■ DATA SECTION ■
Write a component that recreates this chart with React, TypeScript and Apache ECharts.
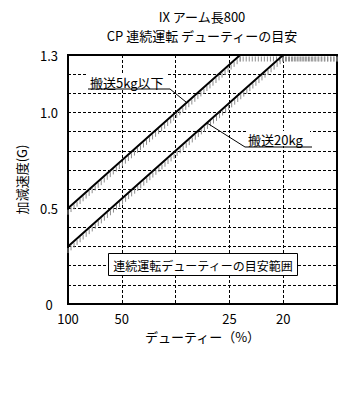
import React, { useEffect, useRef } from "react";
import * as echarts from "echarts";

const xLabels = ["100", "50", "", "25", "20", ""];
const yLabels = ["0", "0.5", "1.0", "1.3"];
const line5kg: number[][] = [[0, 0.5], [3.2, 1.3], [5, 1.3]];
const line20kg: number[][] = [[0, 0.3], [4, 1.3], [5, 1.3]];
const lines = [line5kg, line20kg];

const FONT = '"Noto Sans CJK JP", "Noto Sans", sans-serif';

export default function App() {
  const ref = useRef<HTMLDivElement>(null);
  useEffect(() => {
    const chart = echarts.init(ref.current!, null, { renderer: "svg" });
    const option: any = {
      animation: false,
      textStyle: { fontFamily: FONT },
      grid: { left: 68, top: 55, width: 269, height: 249, show: true, borderColor: "#000", borderWidth: 2, backgroundColor: "#fff" },
      xAxis: {
        type: "value", min: 0, max: 5, interval: 1,
        name: "デューティー（%）", nameLocation: "middle", nameGap: 26,
        nameTextStyle: { fontSize: 13, color: "#000", fontFamily: FONT },
        axisLine: { show: false }, axisTick: { show: false },
        axisLabel: { margin: 8, fontSize: 13, color: "#000", fontFamily: FONT, formatter: (v: number) => xLabels[Math.round(v)] ?? "" },
        splitLine: { show: true, lineStyle: { color: "#000", type: [3, 2], width: 1 } },
      },
      yAxis: {
        type: "value", min: 0, max: 1.3, interval: 0.1,
        name: "加減速度(G)", nameLocation: "middle", nameGap: 40, nameRotate: 90,
        nameTextStyle: { fontSize: 13, color: "#000", fontFamily: FONT },
        axisLine: { show: false }, axisTick: { show: false },
        axisLabel: {
          margin: 19, align: "center", fontSize: 13, color: "#000", fontFamily: FONT,
          formatter: (v: number) => {
            const s = v === 0 ? "0" : (Math.round(v * 10) / 10).toFixed(1);
            return yLabels.indexOf(s) >= 0 ? s : "";
          },
        },
        splitLine: { show: true, lineStyle: { color: "#000", type: [3, 2], width: 1 } },
      },
      series: [
        {
          type: "custom",
          data: lines.map((_, i) => [i]),
          renderItem: (params: any, api: any) => {
            const pts = lines[params.dataIndex].map((p) => api.coord(p));
            const children: any[] = [];
            for (let s = 0; s < pts.length - 1; s++) {
              const [x0, y0] = pts[s];
              const [x1, y1] = pts[s + 1];
              const n = Math.max(1, Math.floor((x1 - x0) / 3));
              for (let k = 0; k <= n; k++) {
                const t = k / n;
                const x = x0 + (x1 - x0) * t;
                const y = y0 + (y1 - y0) * t;
                children.push({ type: "line", shape: { x1: x, y1: y + 1.5, x2: x, y2: y + 6.5 }, style: { stroke: "#8c8c8c", lineWidth: 1 } });
              }
            }
            children.push({ type: "polyline", shape: { points: pts }, style: { stroke: "#000", lineWidth: 2, fill: "none" } });
            return { type: "group", children };
          },
          z: 3,
          silent: true,
        },
      ],
      graphic: [
        { type: "text", x: 202, y: 16.5, z: 10, style: { text: "IX アーム長800", textAlign: "center", textVerticalAlign: "middle", fontSize: 13, fill: "#000", fontFamily: FONT } },
        { type: "text", x: 202, y: 35.5, z: 10, style: { text: "CP 連続運転 デューティーの目安", textAlign: "center", textVerticalAlign: "middle", fontSize: 13, fill: "#000", fontFamily: FONT } },
        { type: "rect", z: 10, shape: { x: 88, y: 73, width: 80, height: 15 }, style: { fill: "#fff" } },
        { type: "text", x: 90, y: 82, z: 11, style: { text: "搬送5kg以下", textVerticalAlign: "middle", fontSize: 13, fill: "#000", fontFamily: FONT } },
        { type: "polyline", z: 11, shape: { points: [[88, 89], [170, 89], [186, 102]] }, style: { stroke: "#000", lineWidth: 1, fill: "none" } },
        { type: "rect", z: 10, shape: { x: 246, y: 131, width: 64, height: 15 }, style: { fill: "#fff" } },
        { type: "text", x: 248, y: 139, z: 11, style: { text: "搬送20kg", textVerticalAlign: "middle", fontSize: 13, fill: "#000", fontFamily: FONT } },
        { type: "polyline", z: 11, shape: { points: [[207, 123], [245, 147], [312, 147]] }, style: { stroke: "#000", lineWidth: 1, fill: "none" } },
        { type: "rect", z: 10, shape: { x: 108.5, y: 253.5, width: 189, height: 22 }, style: { fill: "#fff", stroke: "#000", lineWidth: 1 } },
        { type: "text", x: 203, y: 265, z: 11, style: { text: "連続運転デューティーの目安範囲", textAlign: "center", textVerticalAlign: "middle", fontSize: 12, fill: "#000", fontFamily: FONT } },
      ],
    };
    chart.setOption(option);
    return () => chart.dispose();
  }, []);
  return <div ref={ref} style={{ position: "absolute", left: 0, top: 0, width: 353, height: 410, background: "#fff" }} />;
}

■ TASK GOAL ■
Print, exactly as written, the lines above from the first one to the one containing "const lines = [line5kg, line20kg];". Leave out pictures.

■ WORKED ANSWER ■
Write a component that recreates this chart with React, TypeScript and Apache ECharts.
import React, { useEffect, useRef } from "react";
import * as echarts from "echarts";

const xLabels = ["100", "50", "", "25", "20", ""];
const yLabels = ["0", "0.5", "1.0", "1.3"];
const line5kg: number[][] = [[0, 0.5], [3.2, 1.3], [5, 1.3]];
const line20kg: number[][] = [[0, 0.3], [4, 1.3], [5, 1.3]];
const lines = [line5kg, line20kg];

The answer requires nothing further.